Joel and Ethan Coen have signed on to work on Angelina Jolie’s next project, EW confirmed Monday. The Oscar-winning screenwriters (Adapted for No Country For Old Men, and Original for Fargo), have agreed to rewrite the script for a film about Lou Zamperini, a former Olympian who was captured by the Japanese Navy while serving as an Air Force pilot in World War II. Jolie will direct.

The script will be based on Laura Hillenbrand’s best-selling 2010 novel Unbroken, but the idea of a Zamperini project has been in the works for decades, with versions by screenwriters such as William Nicholson (Gladiator) and Richard LaGravanese (The Bridges of Madison County). After Zamperini’s B-24 crashed in the Pacific, he and two crew mates (one died at sea) survived on a tiny raft for 47 days, only to be taken prisoner and held in a Japanese internment camp for two and a half years. Assumed to be dead, Zamperini received a hero’s welcome upon his return to the United States and later returned to Japan to carry the Olympic torch at the 1998 Winter Olympics in Nagano, not far from where he had been imprisoned during WWII.

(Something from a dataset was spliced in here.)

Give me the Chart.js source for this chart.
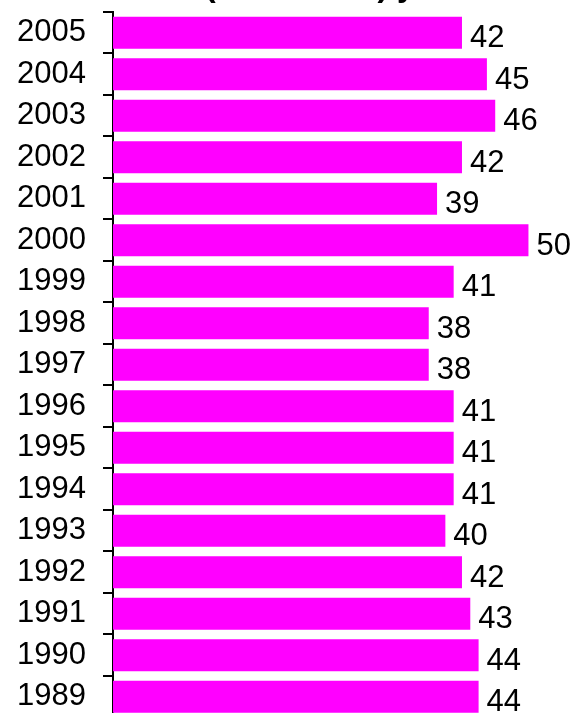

This will be Jolie’s first narrative feature since In The Land of Blood And Honey, her directorial debut. The Coen brothers, meanwhile, are best known for their success writing and directing their own projects – though they have written scripts for other directors, including Michael Hoffman’s Gambit, with Alan Rickman and Cameron Diaz, which should be released in the United States sometime in 2013. Regardless, this is an interesting, high-profile partnership on a story that seems to have awards potential written all over it.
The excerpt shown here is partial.